Requirement: Will you quote precisely the lines that run from the top of the material below to the line containing "['0-3', '3-6', '6-10', '10-18', '18-30', '30-50'];", both ends included?

-----

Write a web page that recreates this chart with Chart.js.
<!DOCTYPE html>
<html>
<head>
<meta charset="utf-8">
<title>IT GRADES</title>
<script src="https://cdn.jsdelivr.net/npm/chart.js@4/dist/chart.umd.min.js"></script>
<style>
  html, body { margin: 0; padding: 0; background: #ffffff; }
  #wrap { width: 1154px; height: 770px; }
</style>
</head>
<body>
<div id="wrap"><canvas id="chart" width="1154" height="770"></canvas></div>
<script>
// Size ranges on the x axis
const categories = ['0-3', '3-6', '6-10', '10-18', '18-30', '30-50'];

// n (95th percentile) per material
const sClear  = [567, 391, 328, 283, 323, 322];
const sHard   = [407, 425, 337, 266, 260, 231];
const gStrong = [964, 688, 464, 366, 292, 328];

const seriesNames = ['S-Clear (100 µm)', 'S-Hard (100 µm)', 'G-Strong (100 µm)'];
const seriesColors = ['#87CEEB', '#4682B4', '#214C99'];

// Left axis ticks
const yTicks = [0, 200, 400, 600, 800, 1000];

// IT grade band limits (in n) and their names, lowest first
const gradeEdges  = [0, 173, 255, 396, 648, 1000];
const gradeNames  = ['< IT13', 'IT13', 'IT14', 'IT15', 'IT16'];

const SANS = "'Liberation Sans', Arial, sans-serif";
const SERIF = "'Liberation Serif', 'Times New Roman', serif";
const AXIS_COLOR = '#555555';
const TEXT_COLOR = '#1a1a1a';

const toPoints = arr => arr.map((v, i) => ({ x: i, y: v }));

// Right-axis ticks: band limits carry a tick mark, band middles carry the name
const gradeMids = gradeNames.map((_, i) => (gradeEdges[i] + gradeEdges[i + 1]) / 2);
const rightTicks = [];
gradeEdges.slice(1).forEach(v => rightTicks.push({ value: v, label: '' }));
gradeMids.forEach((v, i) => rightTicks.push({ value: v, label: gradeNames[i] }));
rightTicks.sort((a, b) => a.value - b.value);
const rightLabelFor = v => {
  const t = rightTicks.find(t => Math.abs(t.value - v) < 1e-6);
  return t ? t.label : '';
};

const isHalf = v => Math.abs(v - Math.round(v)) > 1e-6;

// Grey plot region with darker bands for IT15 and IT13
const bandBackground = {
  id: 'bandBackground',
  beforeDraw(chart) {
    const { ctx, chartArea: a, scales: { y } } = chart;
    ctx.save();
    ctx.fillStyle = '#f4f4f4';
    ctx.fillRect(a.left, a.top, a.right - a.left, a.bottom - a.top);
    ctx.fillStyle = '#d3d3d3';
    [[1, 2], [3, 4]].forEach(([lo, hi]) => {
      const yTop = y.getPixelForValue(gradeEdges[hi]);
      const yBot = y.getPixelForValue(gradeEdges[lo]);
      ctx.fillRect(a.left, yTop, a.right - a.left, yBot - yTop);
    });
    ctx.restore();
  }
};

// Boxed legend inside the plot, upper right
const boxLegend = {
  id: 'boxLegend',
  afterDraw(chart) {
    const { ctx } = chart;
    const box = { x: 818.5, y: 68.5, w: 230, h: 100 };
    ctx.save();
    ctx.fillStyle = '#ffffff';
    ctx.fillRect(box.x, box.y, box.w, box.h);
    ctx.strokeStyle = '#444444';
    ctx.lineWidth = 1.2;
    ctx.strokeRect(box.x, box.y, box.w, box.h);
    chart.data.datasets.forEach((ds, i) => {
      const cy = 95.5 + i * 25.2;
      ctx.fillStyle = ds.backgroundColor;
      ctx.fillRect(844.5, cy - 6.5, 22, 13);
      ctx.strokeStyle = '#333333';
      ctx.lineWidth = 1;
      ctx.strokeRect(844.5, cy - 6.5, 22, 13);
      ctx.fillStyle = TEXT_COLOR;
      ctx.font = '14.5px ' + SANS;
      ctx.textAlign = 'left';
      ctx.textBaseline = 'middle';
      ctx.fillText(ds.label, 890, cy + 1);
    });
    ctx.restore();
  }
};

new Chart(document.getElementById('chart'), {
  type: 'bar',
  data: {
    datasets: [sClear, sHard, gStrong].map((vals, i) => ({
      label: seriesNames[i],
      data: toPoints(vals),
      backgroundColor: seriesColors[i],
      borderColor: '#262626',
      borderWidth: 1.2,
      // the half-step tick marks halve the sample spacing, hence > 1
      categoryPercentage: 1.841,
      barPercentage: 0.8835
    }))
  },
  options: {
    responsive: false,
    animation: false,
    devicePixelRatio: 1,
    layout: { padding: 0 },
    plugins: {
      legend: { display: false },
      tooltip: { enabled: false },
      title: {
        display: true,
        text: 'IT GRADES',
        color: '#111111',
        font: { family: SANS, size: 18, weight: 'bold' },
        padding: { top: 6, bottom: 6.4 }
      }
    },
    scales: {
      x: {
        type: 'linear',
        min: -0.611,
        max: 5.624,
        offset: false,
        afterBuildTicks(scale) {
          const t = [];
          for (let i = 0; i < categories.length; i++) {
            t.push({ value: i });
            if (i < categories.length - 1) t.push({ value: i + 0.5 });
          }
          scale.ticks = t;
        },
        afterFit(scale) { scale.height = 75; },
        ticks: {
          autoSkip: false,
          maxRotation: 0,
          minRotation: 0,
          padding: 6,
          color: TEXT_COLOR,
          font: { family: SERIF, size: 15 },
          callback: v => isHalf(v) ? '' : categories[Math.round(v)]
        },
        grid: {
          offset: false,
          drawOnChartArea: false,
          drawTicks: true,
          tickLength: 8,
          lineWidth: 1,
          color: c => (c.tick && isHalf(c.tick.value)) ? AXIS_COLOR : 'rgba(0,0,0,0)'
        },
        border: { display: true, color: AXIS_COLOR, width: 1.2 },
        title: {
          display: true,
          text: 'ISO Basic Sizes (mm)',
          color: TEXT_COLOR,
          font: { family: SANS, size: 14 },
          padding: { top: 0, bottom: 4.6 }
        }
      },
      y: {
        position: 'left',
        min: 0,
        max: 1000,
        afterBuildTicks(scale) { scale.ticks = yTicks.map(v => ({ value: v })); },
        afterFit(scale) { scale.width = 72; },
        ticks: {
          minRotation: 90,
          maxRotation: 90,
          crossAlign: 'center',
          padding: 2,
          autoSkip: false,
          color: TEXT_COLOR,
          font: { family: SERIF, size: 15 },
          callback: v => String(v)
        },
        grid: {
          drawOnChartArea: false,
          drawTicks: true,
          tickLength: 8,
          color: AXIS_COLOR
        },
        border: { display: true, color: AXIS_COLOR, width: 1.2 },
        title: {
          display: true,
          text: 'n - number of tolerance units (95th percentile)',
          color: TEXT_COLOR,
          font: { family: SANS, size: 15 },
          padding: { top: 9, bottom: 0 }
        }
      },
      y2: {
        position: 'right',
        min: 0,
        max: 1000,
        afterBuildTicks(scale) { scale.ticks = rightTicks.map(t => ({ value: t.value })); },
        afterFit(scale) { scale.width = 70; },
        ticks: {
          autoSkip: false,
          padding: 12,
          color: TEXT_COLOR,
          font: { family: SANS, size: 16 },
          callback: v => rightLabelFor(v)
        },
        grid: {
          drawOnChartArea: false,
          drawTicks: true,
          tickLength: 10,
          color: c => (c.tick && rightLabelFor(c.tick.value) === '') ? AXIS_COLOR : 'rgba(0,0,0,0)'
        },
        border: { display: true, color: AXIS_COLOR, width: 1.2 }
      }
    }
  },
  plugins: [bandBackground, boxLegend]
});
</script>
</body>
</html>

-----

Worked answer:
Write a web page that recreates this chart with Chart.js.
<!DOCTYPE html>
<html>
<head>
<meta charset="utf-8">
<title>IT GRADES</title>
<script src="https://cdn.jsdelivr.net/npm/chart.js@4/dist/chart.umd.min.js"></script>
<style>
  html, body { margin: 0; padding: 0; background: #ffffff; }
  #wrap { width: 1154px; height: 770px; }
</style>
</head>
<body>
<div id="wrap"><canvas id="chart" width="1154" height="770"></canvas></div>
<script>
// Size ranges on the x axis
const categories = ['0-3', '3-6', '6-10', '10-18', '18-30', '30-50'];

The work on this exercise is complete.